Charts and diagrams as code
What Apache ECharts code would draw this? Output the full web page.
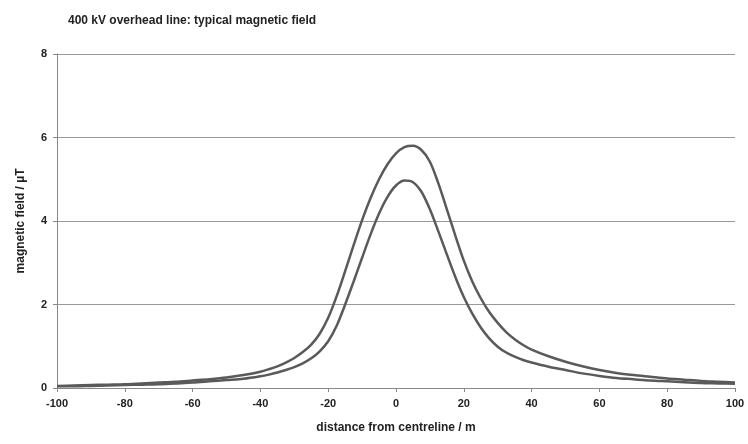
<!DOCTYPE html>
<html>
<head>
<meta charset="utf-8">
<script src="https://cdn.jsdelivr.net/npm/echarts@6/dist/echarts.min.js"></script>
<style>
  html, body { margin: 0; padding: 0; background: #fff; }
  #chart { width: 748px; height: 444px; }
</style>
</head>
<body>
<div id="chart"></div>
<script>
// distance from centreline (m)
const distance = [-100, -95, -90, -85, -80, -75, -70, -65, -60, -55, -50, -45,
  -40, -37.5, -35, -32.5, -30, -27.5, -25, -22.5, -20, -17.5, -15, -12.5, -10, -7.5, -5, -2.5,
  0, 2.5, 5, 7.5, 10, 12.5, 15, 17.5, 20, 22.5, 25, 27.5, 30, 32.5, 35, 37.5, 40,
  45, 50, 55, 60, 65, 70, 75, 80, 85, 90, 95, 100]

// magnetic field (µT), upper curve
const fieldUpper = [0.05, 0.06, 0.07, 0.08, 0.09, 0.11, 0.13, 0.15, 0.18, 0.21, 0.25, 0.31,
  0.39, 0.45, 0.52, 0.61, 0.72, 0.86, 1.04, 1.3, 1.68, 2.2, 2.8, 3.42, 4.02, 4.55, 5.0, 5.36,
  5.62, 5.77, 5.8, 5.7, 5.42, 4.9, 4.28, 3.65, 3.05, 2.55, 2.15, 1.82, 1.56, 1.34, 1.17, 1.03, 0.92,
  0.76, 0.63, 0.52, 0.43, 0.36, 0.31, 0.27, 0.23, 0.2, 0.17, 0.15, 0.13]

// magnetic field (µT), lower curve
const fieldLower = [0.04, 0.04, 0.05, 0.06, 0.07, 0.08, 0.09, 0.11, 0.13, 0.16, 0.19, 0.22,
  0.28, 0.32, 0.37, 0.43, 0.5, 0.59, 0.71, 0.88, 1.12, 1.49, 2.0, 2.55, 3.12, 3.68, 4.18, 4.58,
  4.85, 4.97, 4.93, 4.7, 4.28, 3.75, 3.2, 2.66, 2.18, 1.78, 1.45, 1.19, 0.99, 0.85, 0.75, 0.67, 0.61,
  0.51, 0.43, 0.35, 0.29, 0.24, 0.21, 0.18, 0.16, 0.14, 0.12, 0.11, 0.1]

const chart = echarts.init(document.getElementById('chart'))

const font = 'Liberation Sans, Arial, sans-serif'

const option = {
  backgroundColor: '#fff',
  animation: false,
  title: {
    text: '400 kV overhead line: typical magnetic field',
    left: 63,
    top: 10,
    textStyle: { fontFamily: font, fontSize: 12, fontWeight: 'bold', color: '#222' }
  },
  grid: { left: 57, right: 13, top: 54, bottom: 56 },
  xAxis: {
    type: 'value',
    min: -100,
    max: 100,
    interval: 20,
    name: 'distance from centreline / m',
    nameLocation: 'middle',
    nameGap: 34,
    nameTextStyle: { fontFamily: font, fontSize: 12, fontWeight: 'bold', color: '#222' },
    axisLine: { lineStyle: { color: '#888', width: 1 } },
    axisTick: { show: true, length: 4, lineStyle: { color: '#888' } },
    axisLabel: { fontFamily: font, fontSize: 11, fontWeight: 'bold', color: '#222', margin: 10 },
    splitLine: { show: false }
  },
  yAxis: {
    type: 'value',
    min: 0,
    max: 8,
    interval: 2,
    name: 'magnetic field / µT',
    nameLocation: 'middle',
    nameGap: 30,
    nameTextStyle: { fontFamily: font, fontSize: 12, fontWeight: 'bold', color: '#222' },
    axisLine: { show: true, onZero: false, lineStyle: { color: '#888', width: 1 } },
    axisTick: { show: true, length: 4, lineStyle: { color: '#888' } },
    axisLabel: { fontFamily: font, fontSize: 11, fontWeight: 'bold', color: '#222', margin: 10 },
    splitLine: { show: true, lineStyle: { color: '#999', width: 1 } }
  },
  series: [
    {
      type: 'line',
      data: distance.map((d, i) => [d, fieldUpper[i]]),
      smooth: 0.3,
      showSymbol: false,
      lineStyle: { color: '#5a5a5a', width: 2.5 }
    },
    {
      type: 'line',
      data: distance.map((d, i) => [d, fieldLower[i]]),
      smooth: 0.3,
      showSymbol: false,
      lineStyle: { color: '#5a5a5a', width: 2.5 }
    }
  ]
}

chart.setOption(option)
</script>
</body>
</html>
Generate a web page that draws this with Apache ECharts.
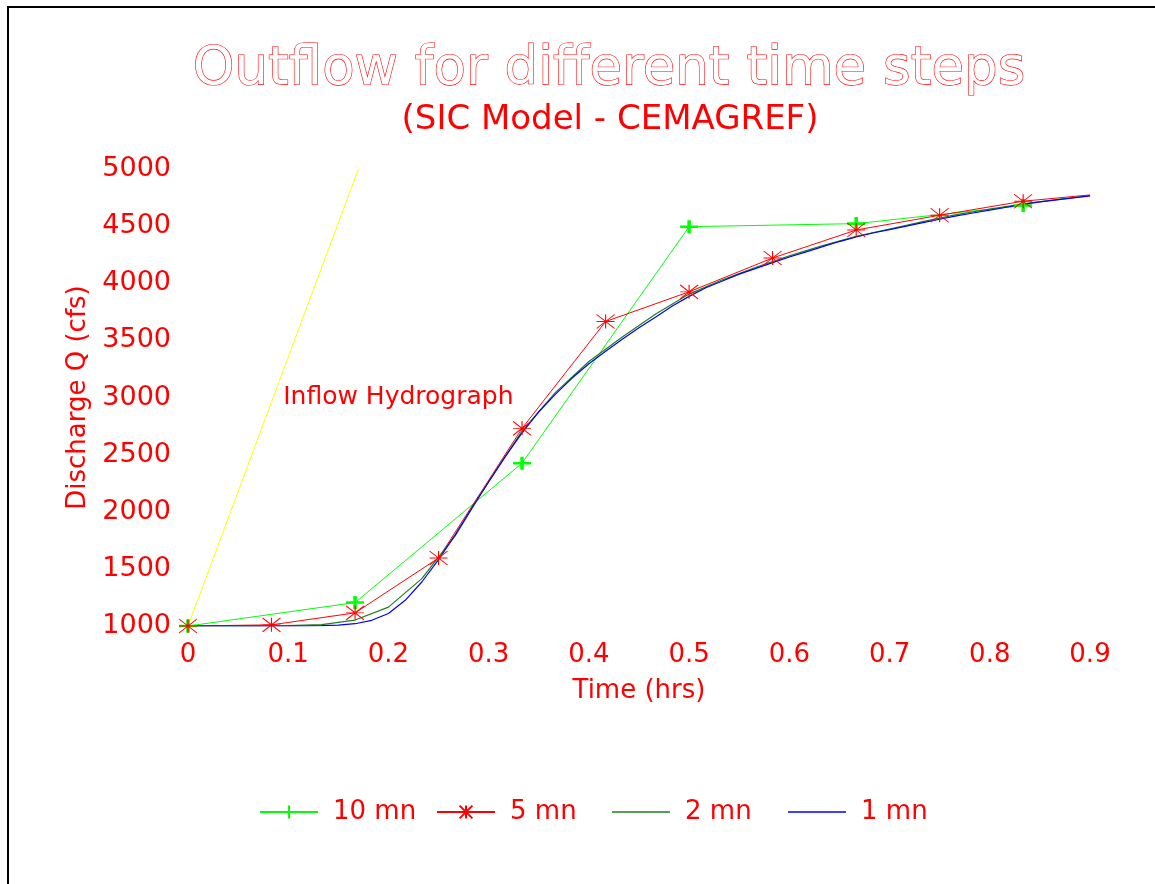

■ **What you will do**
Copy the records above exactly. The pictures are not part of the copy.

■ **Solution**
What Apache ECharts code would draw this? Output the full web page.
<!DOCTYPE html>
<html>
<head>
<meta charset="utf-8">
<script src="https://cdn.jsdelivr.net/npm/echarts@6/dist/echarts.min.js"></script>
<style>
  html, body { margin: 0; padding: 0; background: #fff; }
  #chart { width: 748px; height: 444px; }
</style>
</head>
<body>
<div id="chart"></div>
<script>
// distance from centreline (m)
const distance = [-100, -95, -90, -85, -80, -75, -70, -65, -60, -55, -50, -45,
  -40, -37.5, -35, -32.5, -30, -27.5, -25, -22.5, -20, -17.5, -15, -12.5, -10, -7.5, -5, -2.5,
  0, 2.5, 5, 7.5, 10, 12.5, 15, 17.5, 20, 22.5, 25, 27.5, 30, 32.5, 35, 37.5, 40,
  45, 50, 55, 60, 65, 70, 75, 80, 85, 90, 95, 100]

// magnetic field (µT), upper curve
const fieldUpper = [0.05, 0.06, 0.07, 0.08, 0.09, 0.11, 0.13, 0.15, 0.18, 0.21, 0.25, 0.31,
  0.39, 0.45, 0.52, 0.61, 0.72, 0.86, 1.04, 1.3, 1.68, 2.2, 2.8, 3.42, 4.02, 4.55, 5.0, 5.36,
  5.62, 5.77, 5.8, 5.7, 5.42, 4.9, 4.28, 3.65, 3.05, 2.55, 2.15, 1.82, 1.56, 1.34, 1.17, 1.03, 0.92,
  0.76, 0.63, 0.52, 0.43, 0.36, 0.31, 0.27, 0.23, 0.2, 0.17, 0.15, 0.13]

// magnetic field (µT), lower curve
const fieldLower = [0.04, 0.04, 0.05, 0.06, 0.07, 0.08, 0.09, 0.11, 0.13, 0.16, 0.19, 0.22,
  0.28, 0.32, 0.37, 0.43, 0.5, 0.59, 0.71, 0.88, 1.12, 1.49, 2.0, 2.55, 3.12, 3.68, 4.18, 4.58,
  4.85, 4.97, 4.93, 4.7, 4.28, 3.75, 3.2, 2.66, 2.18, 1.78, 1.45, 1.19, 0.99, 0.85, 0.75, 0.67, 0.61,
  0.51, 0.43, 0.35, 0.29, 0.24, 0.21, 0.18, 0.16, 0.14, 0.12, 0.11, 0.1]

const chart = echarts.init(document.getElementById('chart'))

const font = 'Liberation Sans, Arial, sans-serif'

const option = {
  backgroundColor: '#fff',
  animation: false,
  title: {
    text: '400 kV overhead line: typical magnetic field',
    left: 63,
    top: 10,
    textStyle: { fontFamily: font, fontSize: 12, fontWeight: 'bold', color: '#222' }
  },
  grid: { left: 57, right: 13, top: 54, bottom: 56 },
  xAxis: {
    type: 'value',
    min: -100,
    max: 100,
    interval: 20,
    name: 'distance from centreline / m',
    nameLocation: 'middle',
    nameGap: 34,
    nameTextStyle: { fontFamily: font, fontSize: 12, fontWeight: 'bold', color: '#222' },
    axisLine: { lineStyle: { color: '#888', width: 1 } },
    axisTick: { show: true, length: 4, lineStyle: { color: '#888' } },
    axisLabel: { fontFamily: font, fontSize: 11, fontWeight: 'bold', color: '#222', margin: 10 },
    splitLine: { show: false }
  },
  yAxis: {
    type: 'value',
    min: 0,
    max: 8,
    interval: 2,
    name: 'magnetic field / µT',
    nameLocation: 'middle',
    nameGap: 30,
    nameTextStyle: { fontFamily: font, fontSize: 12, fontWeight: 'bold', color: '#222' },
    axisLine: { show: true, onZero: false, lineStyle: { color: '#888', width: 1 } },
    axisTick: { show: true, length: 4, lineStyle: { color: '#888' } },
    axisLabel: { fontFamily: font, fontSize: 11, fontWeight: 'bold', color: '#222', margin: 10 },
    splitLine: { show: true, lineStyle: { color: '#999', width: 1 } }
  },
  series: [
    {
      type: 'line',
      data: distance.map((d, i) => [d, fieldUpper[i]]),
      smooth: 0.3,
      showSymbol: false,
      lineStyle: { color: '#5a5a5a', width: 2.5 }
    },
    {
      type: 'line',
      data: distance.map((d, i) => [d, fieldLower[i]]),
      smooth: 0.3,
      showSymbol: false,
      lineStyle: { color: '#5a5a5a', width: 2.5 }
    }
  ]
}

chart.setOption(option)
</script>
</body>
</html>
Generate a web page that draws this with Apache ECharts.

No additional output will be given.